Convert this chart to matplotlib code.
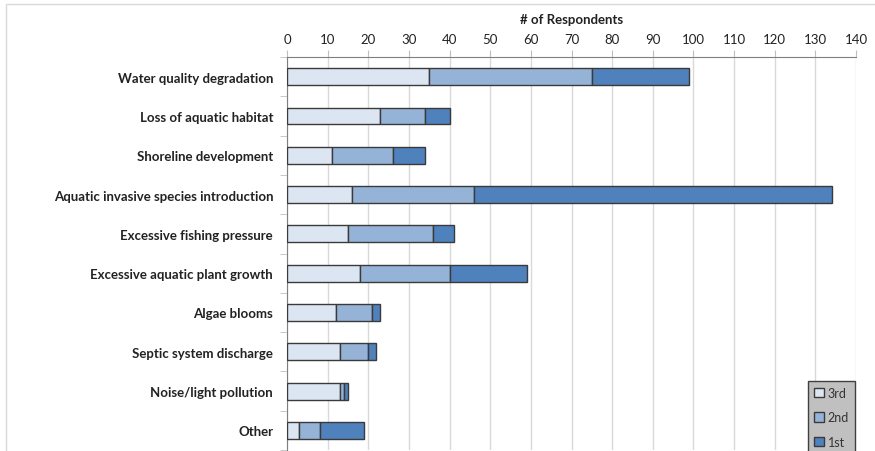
import matplotlib
matplotlib.use("Agg")
import matplotlib.pyplot as plt
from matplotlib.patches import Rectangle
import numpy as np

plt.rcParams['font.family'] = ['Lato', 'DejaVu Sans']

categories = [
    "Water quality degradation",
    "Loss of aquatic habitat",
    "Shoreline development",
    "Aquatic invasive species introduction",
    "Excessive fishing pressure",
    "Excessive aquatic plant growth",
    "Algae blooms",
    "Septic system discharge",
    "Noise/light pollution",
    "Other",
]
third = [35, 23, 11, 16, 15, 18, 12, 13, 13, 3]
second = [40, 11, 15, 30, 21, 22, 9, 7, 1, 5]
first = [24, 6, 8, 88, 5, 19, 2, 2, 1, 11]
series_names = ["3rd", "2nd", "1st"]
colors = ["#dce6f2", "#95b3d7", "#4f81bd"]
xticks = list(range(0, 141, 10))

fig = plt.figure(figsize=(8.75, 4.52), dpi=100)
# outer chart frame
fig.patches.append(Rectangle((6 / 875, -0.05), 1.0, 1 - 5 / 452 + 0.05,
                             transform=fig.transFigure, fill=False,
                             edgecolor="#d9d9d9", linewidth=1.0))

ax = fig.add_axes([287 / 875, 0.0022, (856 - 287) / 875, (451 - 58) / 452])
y = np.arange(len(categories))
left = np.zeros(len(categories))
handles = []
for vals, name, c in zip([third, second, first], series_names, colors):
    h = ax.barh(y, vals, left=left, height=0.43, color=c, edgecolor="#3a3a3a",
                linewidth=1.0, label=name, zorder=3)
    handles.append(h)
    left += np.array(vals)

ax.set_ylim(len(categories) - 0.5, -0.5)
ax.set_xlim(0, 140)
ax.xaxis.tick_top()
ax.xaxis.set_label_position("top")
ax.set_xticks(xticks)
ax.set_xticklabels([str(t) for t in xticks], fontsize=9.5, color="#222222")
ax.set_xlabel("# of Respondents", fontsize=9.5, fontweight="bold", labelpad=7,
              color="#222222")
ax.tick_params(axis="x", direction="out", length=5, color="#bfbfbf", pad=4)

ax.set_yticks(y)
ax.set_yticklabels(categories, fontsize=9.5, fontweight="bold", color="#222222")
ax.tick_params(axis="y", length=0, pad=10)
ax.set_yticks(np.arange(-0.5, len(categories), 1.0), minor=True)
ax.tick_params(axis="y", which="minor", direction="out", length=5, color="#bfbfbf")

ax.grid(axis="x", color="#d9d9d9", linewidth=1.0, zorder=0)
for s in ["right", "bottom"]:
    ax.spines[s].set_visible(False)
ax.spines["top"].set_color("#7f7f7f")
ax.spines["left"].set_color("#7f7f7f")

leg = ax.legend(handles=handles, loc="lower right", bbox_to_anchor=(1.005, -0.02),
                fontsize=9, frameon=True, fancybox=False, handlelength=0.8,
                handleheight=0.8, handletextpad=0.25, labelspacing=1.0,
                borderpad=0.5, borderaxespad=0.3)
leg.get_frame().set_facecolor("#c0c0c0")
leg.get_frame().set_edgecolor("#404040")
leg.get_frame().set_alpha(1)
for t in leg.get_texts():
    t.set_color("#333333")

fig.savefig("out.png", dpi=100)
━━━━━━━━━━
Skip the pictures and restate exactly the lines from the beginning of the listing to the line with "plt.rcParams['font.family'] = ['Lato', 'DejaVu", that line included.

Convert this chart to matplotlib code.
import matplotlib
matplotlib.use("Agg")
import matplotlib.pyplot as plt
from matplotlib.patches import Rectangle
import numpy as np

plt.rcParams['font.family'] = ['Lato', 'DejaVu Sans']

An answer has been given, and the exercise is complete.